### GOAL OF THE EXERCISE
Output the material beneath this task exactly, images excluded.

--------------------

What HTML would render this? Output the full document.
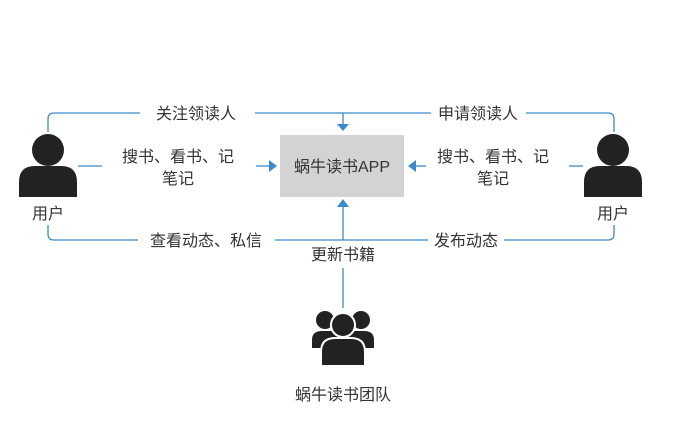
<!DOCTYPE html>
<html><head><meta charset="utf-8"><style>
html,body{margin:0;padding:0;background:#fff;}
svg text{font-family:"Liberation Sans","Noto Sans CJK SC",sans-serif;fill:#333;font-size:16px;}
</style></head><body>
<svg width="673" height="430" viewBox="0 0 673 430" xmlns="http://www.w3.org/2000/svg">
<g fill="none" stroke="#3b8ac9" stroke-width="1.3">
<path d="M48 132 V119 Q48 113 54 113 H140"/>
<path d="M255 113 H431"/>
<path d="M526 113 H608 Q614 113 614 119 V132"/>
<path d="M343 113 V124"/>
<path d="M48 225 V234 Q48 240 54 240 H138"/>
<path d="M275 240 H428"/>
<path d="M504 240 H608 Q614 240 614 234 V225"/>
<path d="M343 240 V207"/>
<path d="M343 268 V308"/>
<path d="M78 166 H102"/>
<path d="M256 166 H269"/>
<path d="M426 166 H416"/>
<path d="M569 166 H583"/>
</g>
<g fill="#3b8ac9">
<polygon points="337,124 349,124 343,131"/>
<polygon points="337,207 349,207 343,199"/>
<polygon points="269,160 269,172 277,166"/>
<polygon points="416,160 416,172 408,166"/>
</g>
<rect x="280" y="135" width="124" height="62" fill="#d3d3d3"/>
<text x="342" y="172" text-anchor="middle" font-size="17">蜗牛读书APP</text>
<g fill="#222">
<circle cx="48" cy="150" r="16"/>
<path d="M19 197 V182 Q19 166 35 166 H61 Q77 166 77 182 V197 Z"/>
<circle cx="613" cy="150" r="16"/>
<path d="M584 197 V182 Q584 166 600 166 H626 Q642 166 642 182 V197 Z"/>
<circle cx="325" cy="320" r="9"/>
<circle cx="361" cy="320" r="9"/>
<path d="M312 348 V340 Q312 331 322 331 H364 Q374 331 374 340 V348 Z"/>
<circle cx="343" cy="325" r="12" stroke="#fff" stroke-width="2"/>
<path d="M321 366 V352 Q321 338 335 338 H351 Q365 338 365 352 V366 Z" stroke="#fff" stroke-width="2"/>
</g>
<text x="48" y="219" text-anchor="middle">用户</text>
<text x="613" y="219" text-anchor="middle">用户</text>
<text x="196" y="119" text-anchor="middle">关注领读人</text>
<text x="478" y="119" text-anchor="middle">申请领读人</text>
<text x="178" y="162" text-anchor="middle">搜书、看书、记</text>
<text x="178" y="184" text-anchor="middle">笔记</text>
<text x="493" y="162" text-anchor="middle">搜书、看书、记</text>
<text x="493" y="184" text-anchor="middle">笔记</text>
<text x="206" y="246" text-anchor="middle">查看动态、私信</text>
<text x="466" y="246" text-anchor="middle">发布动态</text>
<text x="343" y="260" text-anchor="middle">更新书籍</text>
<text x="343" y="400" text-anchor="middle" font-size="17">蜗牛读书团队</text>
</svg>
</body></html>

--------------------

### RESPONSE TO THIS TASK
What HTML would render this? Output the full document.
<!DOCTYPE html>
<html><head><meta charset="utf-8"><style>
html,body{margin:0;padding:0;background:#fff;}
svg text{font-family:"Liberation Sans","Noto Sans CJK SC",sans-serif;fill:#333;font-size:16px;}
</style></head><body>
<svg width="673" height="430" viewBox="0 0 673 430" xmlns="http://www.w3.org/2000/svg">
<g fill="none" stroke="#3b8ac9" stroke-width="1.3">
<path d="M48 132 V119 Q48 113 54 113 H140"/>
<path d="M255 113 H431"/>
<path d="M526 113 H608 Q614 113 614 119 V132"/>
<path d="M343 113 V124"/>
<path d="M48 225 V234 Q48 240 54 240 H138"/>
<path d="M275 240 H428"/>
<path d="M504 240 H608 Q614 240 614 234 V225"/>
<path d="M343 240 V207"/>
<path d="M343 268 V308"/>
<path d="M78 166 H102"/>
<path d="M256 166 H269"/>
<path d="M426 166 H416"/>
<path d="M569 166 H583"/>
</g>
<g fill="#3b8ac9">
<polygon points="337,124 349,124 343,131"/>
<polygon points="337,207 349,207 343,199"/>
<polygon points="269,160 269,172 277,166"/>
<polygon points="416,160 416,172 408,166"/>
</g>
<rect x="280" y="135" width="124" height="62" fill="#d3d3d3"/>
<text x="342" y="172" text-anchor="middle" font-size="17">蜗牛读书APP</text>
<g fill="#222">
<circle cx="48" cy="150" r="16"/>
<path d="M19 197 V182 Q19 166 35 166 H61 Q77 166 77 182 V197 Z"/>
<circle cx="613" cy="150" r="16"/>
<path d="M584 197 V182 Q584 166 600 166 H626 Q642 166 642 182 V197 Z"/>
<circle cx="325" cy="320" r="9"/>
<circle cx="361" cy="320" r="9"/>
<path d="M312 348 V340 Q312 331 322 331 H364 Q374 331 374 340 V348 Z"/>
<circle cx="343" cy="325" r="12" stroke="#fff" stroke-width="2"/>
<path d="M321 366 V352 Q321 338 335 338 H351 Q365 338 365 352 V366 Z" stroke="#fff" stroke-width="2"/>
</g>
<text x="48" y="219" text-anchor="middle">用户</text>
<text x="613" y="219" text-anchor="middle">用户</text>
<text x="196" y="119" text-anchor="middle">关注领读人</text>
<text x="478" y="119" text-anchor="middle">申请领读人</text>
<text x="178" y="162" text-anchor="middle">搜书、看书、记</text>
<text x="178" y="184" text-anchor="middle">笔记</text>
<text x="493" y="162" text-anchor="middle">搜书、看书、记</text>
<text x="493" y="184" text-anchor="middle">笔记</text>
<text x="206" y="246" text-anchor="middle">查看动态、私信</text>
<text x="466" y="246" text-anchor="middle">发布动态</text>
<text x="343" y="260" text-anchor="middle">更新书籍</text>
<text x="343" y="400" text-anchor="middle" font-size="17">蜗牛读书团队</text>
</svg>
</body></html>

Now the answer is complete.